In July, the Massachusetts Board of Library Commissioners awarded the grant to Wilbraham as one of seven projects eligible for immediate funding out of 41 applicants statewide.

The award was based on the quality of Wilbraham's application and the demonstrated need for the $8.2 million project. Wilbraham's Library Trustees are pursuing $1.1 million in private fund-raising, leaving a projected $4.5 million balance required from town funding. The project would expand the library facility on Crane Park Drive from 13,000 to 29,391 square feet.

Kevin J. Moriarty, Chairman of the Board of Selectmen, commended the Library Trustees and staff for their work on this project.

"Town Meeting already voted twice to support development of this proposal and the Library Trustees and staff have done an outstanding job in carrying out that mandate," Moriarty said. "It was one of a handful of projects selected by the state for immediate funding, a tribute to the quality of the application itself and the demonstrated need for the project. We are proud to bring it before the voters for their consideration."

Moriarty noted that the library had seen major changes since its construction in 1968.

"In 1968 our circulation was under 75,000, while it was 226,000 in 2004. In 1968 5,272 people held library cards, while 10,839 hold cards today. Today we squeeze computers, videos and DVDs in a building constructed to hold books and magazines. Our total collection was 23,180 items in 1968, while today it is 80,275."

He continued, "Some people have suggested that the Internet made libraries obsolete. It is hard to square that notion with a circulation that has gone from 75,000 to 226,000. On the contrary, the library is a central part of the community's educational system, providing learning opportunities for all generations."

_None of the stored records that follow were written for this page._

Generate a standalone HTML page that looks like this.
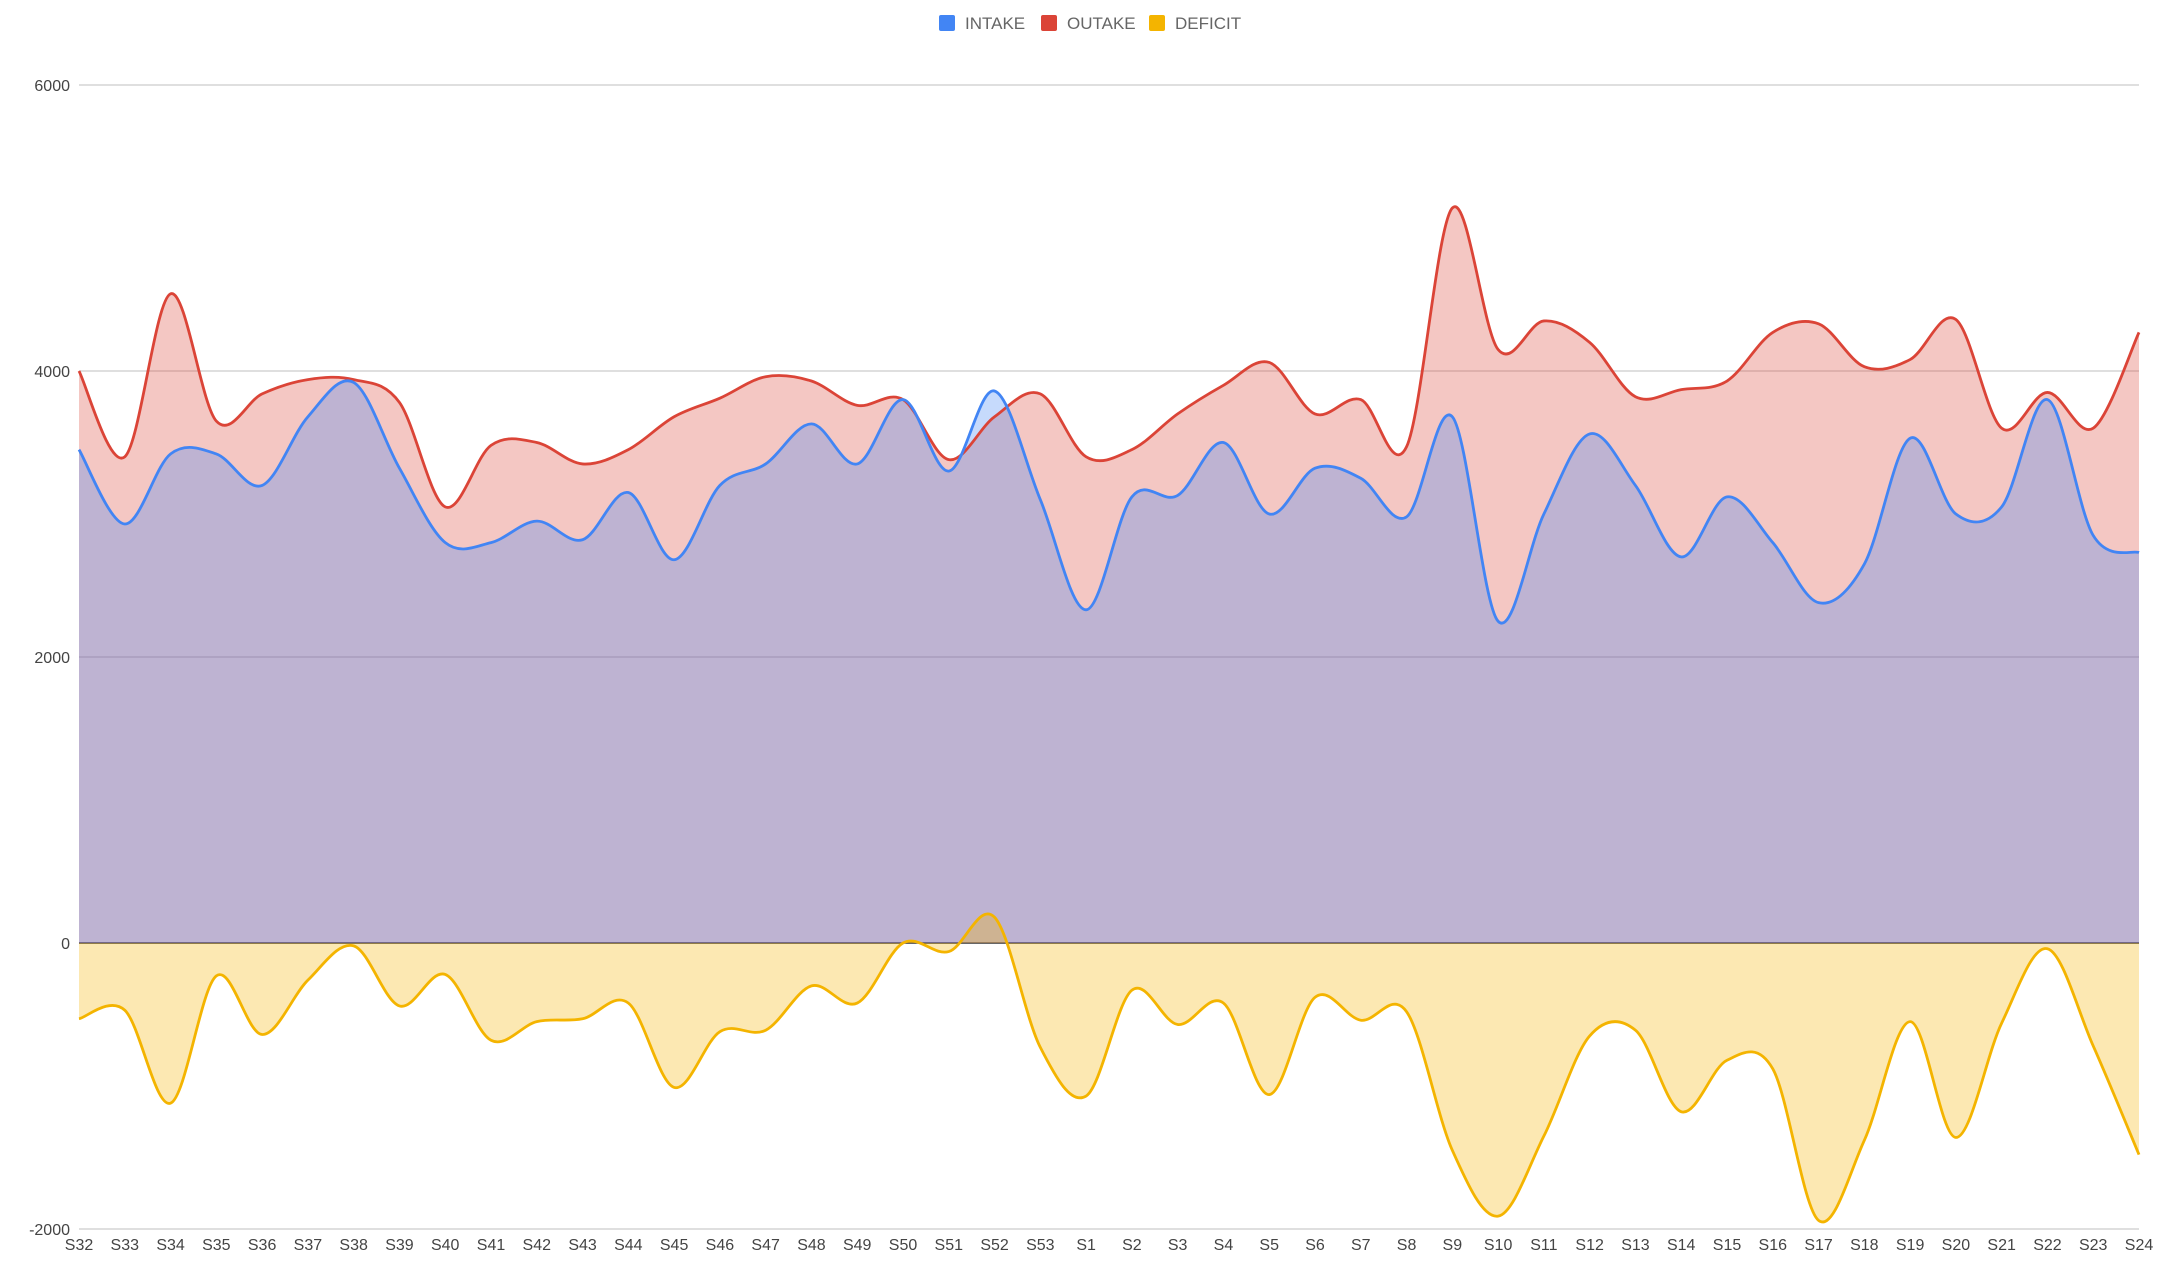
<!DOCTYPE html>
<html><head><meta charset="utf-8"><style>
body{margin:0;background:#fff;}
svg{display:block;font-family:"Liberation Sans",Arial,sans-serif;}
</style></head><body>
<svg id="chart" width="2162" height="1266">
<g id="grid"></g><g id="areas"></g><g id="lines"></g><g id="axes"></g>
<g>
<g><rect x="939" y="15" width="16" height="16" rx="2" fill="#4285f4"/><text x="965" y="29" font-size="17" fill="#666">INTAKE</text></g>
<g><rect x="1041" y="15" width="16" height="16" rx="2" fill="#db4437"/><text x="1067" y="29" font-size="17" fill="#666">OUTAKE</text></g>
<g><rect x="1149" y="15" width="16" height="16" rx="2" fill="#f4b400"/><text x="1175" y="29" font-size="17" fill="#666">DEFICIT</text></g>
</g>
</svg>
<script>
const categories=["S32","S33","S34","S35","S36","S37","S38","S39","S40","S41","S42","S43","S44","S45","S46","S47","S48","S49","S50","S51","S52","S53","S1","S2","S3","S4","S5","S6","S7","S8","S9","S10","S11","S12","S13","S14","S15","S16","S17","S18","S19","S20","S21","S22","S23","S24"];
const intake=[3450,2930,3420,3420,3200,3680,3920,3320,2800,2800,2950,2820,3150,2680,3200,3350,3630,3350,3800,3300,3860,3100,2330,3120,3130,3500,3000,3320,3250,2980,3680,2250,3000,3560,3200,2700,3120,2800,2380,2650,3530,3000,3050,3800,2850,2730];
const outake=[4000,3400,4540,3650,3840,3940,3940,3780,3050,3480,3500,3350,3450,3680,3810,3960,3930,3760,3800,3380,3680,3840,3400,3450,3700,3900,4060,3700,3800,3470,5140,4150,4350,4200,3820,3870,3930,4270,4330,4030,4080,4360,3600,3850,3600,4270];
const deficit=[-530,-470,-1120,-230,-640,-260,-20,-440,-220,-680,-550,-530,-420,-1010,-620,-610,-300,-420,0,-60,180,-730,-1070,-330,-570,-420,-1060,-380,-540,-480,-1450,-1910,-1350,-650,-610,-1180,-820,-880,-1940,-1380,-550,-1360,-560,-40,-720,-1480];
const yTicks=[6000,4000,2000,0,-2000];
const NS="http://www.w3.org/2000/svg";
const x0=79,x1=2139,yTop=85,yBot=1229,vMax=6000,vMin=-2000;
const xs=i=>x0+(x1-x0)*i/(categories.length-1);
const ys=v=>yTop+(vMax-v)/(vMax-vMin)*(yBot-yTop);
function mk(tag,attrs,parent){const e=document.createElementNS(NS,tag);for(const k in attrs)e.setAttribute(k,attrs[k]);parent.appendChild(e);return e;}
function curve(vals){const p=vals.map((v,i)=>[xs(i),ys(v)]);let d="M"+p[0][0]+","+p[0][1];const t=1/6;
for(let i=0;i<p.length-1;i++){const a=p[Math.max(i-1,0)],b=p[i],c=p[i+1],e=p[Math.min(i+2,p.length-1)];
d+=" C"+(b[0]+(c[0]-a[0])*t)+","+(b[1]+(c[1]-a[1])*t)+" "+(c[0]-(e[0]-b[0])*t)+","+(c[1]-(e[1]-b[1])*t)+" "+c[0]+","+c[1];}return d;}
const grid=document.getElementById('grid'),areas=document.getElementById('areas'),lines=document.getElementById('lines'),axes=document.getElementById('axes');
yTicks.forEach(v=>{
const l=mk('line',{x1:x0,x2:x1,y1:ys(v),y2:ys(v),stroke:v===0?'#333':'#ccc','stroke-width':v===0?1.4:1.2},grid);


const t=mk('text',{x:70,y:ys(v)+6,'text-anchor':'end','font-size':16,fill:'#444'},axes);t.textContent=v;


});
categories.forEach((c,i)=>{const t=mk('text',{x:xs(i),y:1250,'text-anchor':'middle','font-size':16,fill:'#444'},axes);t.textContent=c;

});
const base=ys(0);
[[outake,'#db4437','outake'],[intake,'#4285f4','intake'],[deficit,'#f4b400','deficit']].forEach(([vals,col,n])=>{
const d=curve(vals);
const a=mk('path',{d:d+" L"+x1+","+base+" L"+x0+","+base+" Z",fill:col,'fill-opacity':0.3},areas);


const l=mk('path',{d:d,fill:'none',stroke:col,'stroke-width':2.8},lines);


});
</script>
</body></html>
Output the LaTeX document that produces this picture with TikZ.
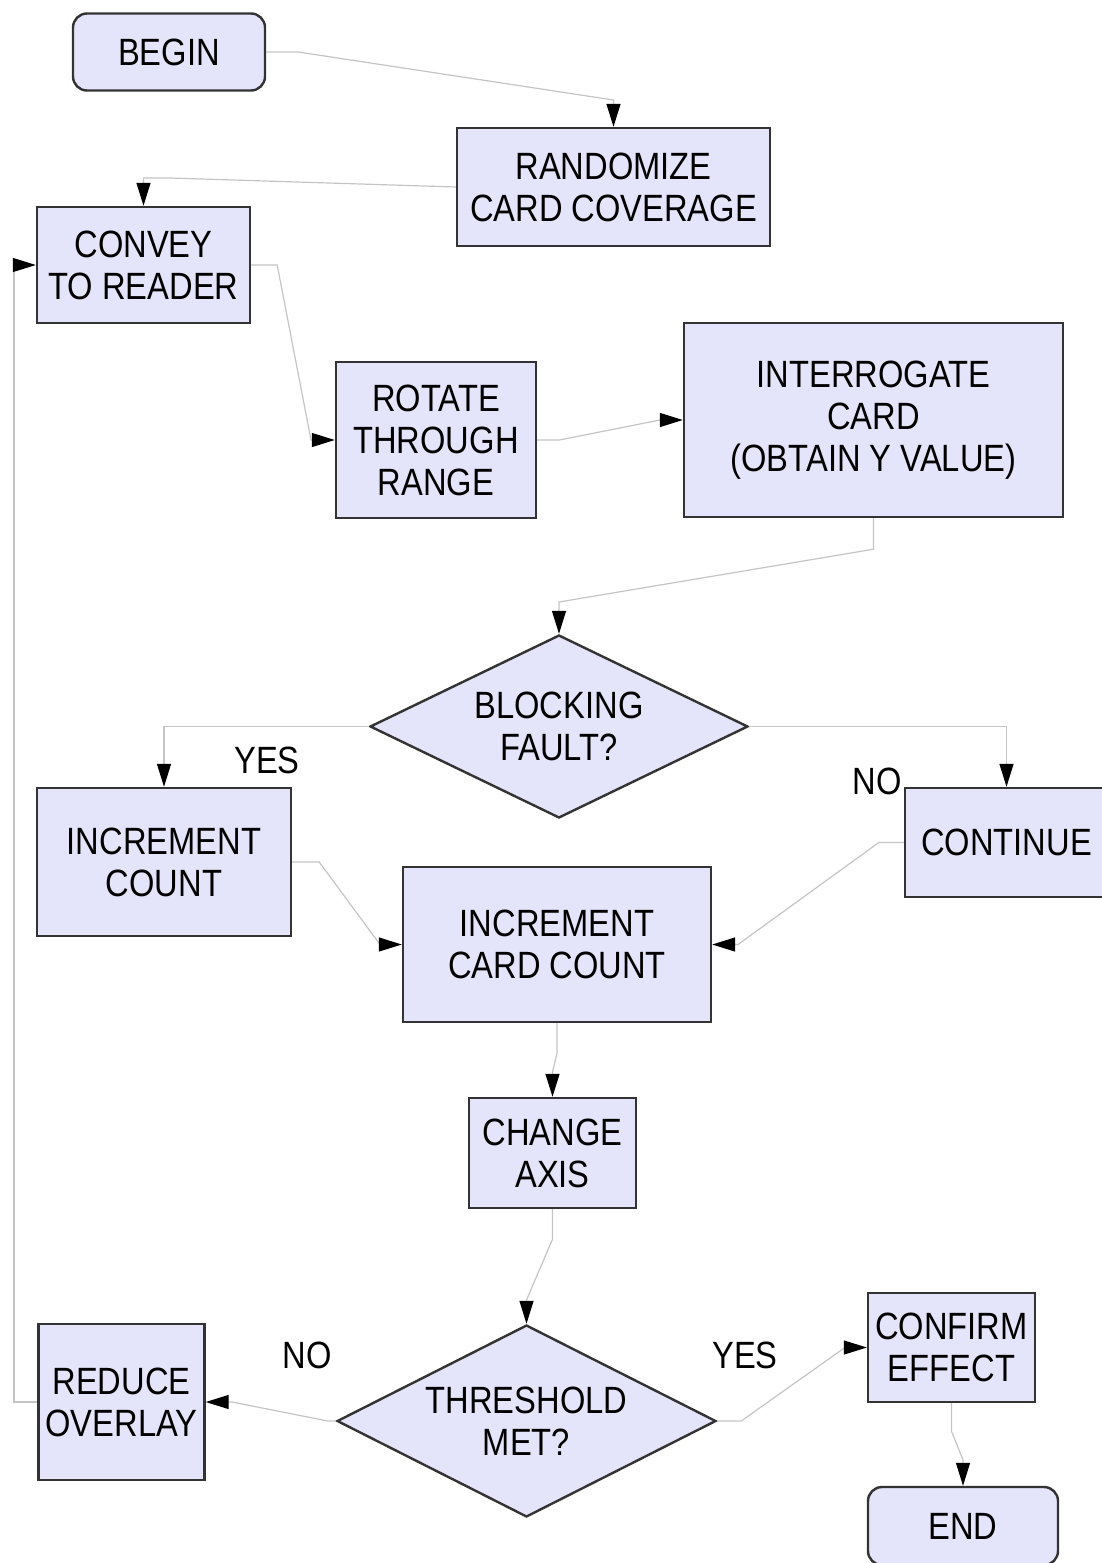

The town's approval will depend on two votes: the Nov. 29 Special Town Meeting will consider appropriating the local share and authorizing the town to borrow over a period of 20 years in support of that appropriation. If approved by two-thirds of the voters present, the appropriation will be contingent on majority approval of a Dec. 10 ballot vote authorizing the town to increase property taxes above the levy limit to support debt service costs on the project.

The debt service costs will peak in the third year of the bond, at that point adding about $95 to the annual property tax bill for the average home. The cost and resulting tax impact then gradually declines over the life of the borrowing to $50 in the twentieth and final year of the bond.

"Because significant outside funding has been secured and this project is ready to go now, its cost impact will be declining before other major projects under consideration could go forward. Therefore we urge voters to consider this project on its own merits and not in competition with other projects," Moriarty added.